Hong Kong’s leading independence activist was jailed for six years on Monday for rioting and assaulting police, one of the city’s harshest sentences against a democracy activist in recent years.

Edward Leung, one of the leaders of a movement advocating for Hong Kong’s independence from China, had earlier been found guilty of rioting in a 2016 overnight protest that turned violent.

He had pleaded guilty to assaulting a police officer.
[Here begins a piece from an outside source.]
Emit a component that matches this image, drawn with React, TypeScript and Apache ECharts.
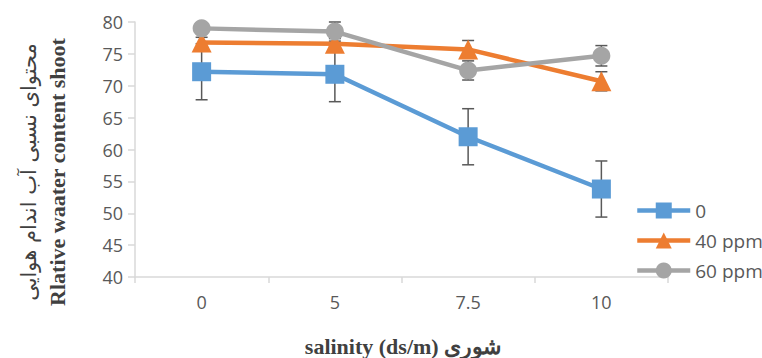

The 27-year-old was sentenced to one year in jail on that count, with the two terms to be served concurrently.

About 130 people, mostly police, were injured when masked protesters tossed bricks and set trash cans alight to vent their anger against what they saw as mainland Chinese encroachment on the city’s autonomy and freedoms.

Handing down his jail term, Judge Anthea Pang said Leung actively participated in the riots and described his actions as “wanton and vicious”.

The 2016 protest began as a seemingly innocuous rally to protect illegal hawkers from health inspectors but it quickly morphed into an outpouring of anger against authorities in Hong Kong and Beijing.

At the forefront of the clashes were young “localists”, a term coined for radical groups promoting a split from mainland China which grew out of the failure of massive pro-democracy rallies in 2014 to win concessions from Beijing on political reform.

At the time, Leung was the head of localist group Hong Kong Indigenous and a rising star on the political scene as the fledgling independence movement gathered momentum, infuriating Beijing.

Pang said the protesters appeared to be “sincere, earnest but wrong-headed people” with strong convictions.

They “will stop at nothing to impose those views” on society, she said, which Hong Kong cannot tolerate as it poses “extremely great danger”.

‘Fishball Revolution’

Leung looked calm throughout the hearing and waved at supporters – some of whom reacted emotionally to the sentence – before being led away.

Two other protesters were sentenced alongside Leung to seven years and three and a half years in prison.

At least 16 people have already been jailed over the clashes, with terms of up to four years and nine months for a man convicted of rioting and arson. Unlike Leung, none were known activists.

Police fired warning shots in the air as the unrest worsened and scores of people including officers were injured, with dozens arrested.

The protests were dubbed the “Fishball Revolution” after one of the city’s best-loved street snacks.

The defence said Leung, who pleaded not guilty, had no intention to riot but wanted to “protect Hong Kong culture”.

Multiple pro-democracy activists who want a greater say in how the city is run but do not push for full independence have been prosecuted on protest-related charges over the largely peaceful 2014 Umbrella Movement.

Leung is the first high profile activist advocating full independence to come to court.

He was previously barred from standing in legislative elections due to his support for independence as Hong Kong’s pro-Beijing government cracks down on any advocacy of a split.

Leung resigned as spokesman of Hong Kong Indigenous and left the group in December last year.

The government’s squeeze on independence campaigners has seen several activists barred from standing for office and others ejected from Hong Kong’s partially elected legislature.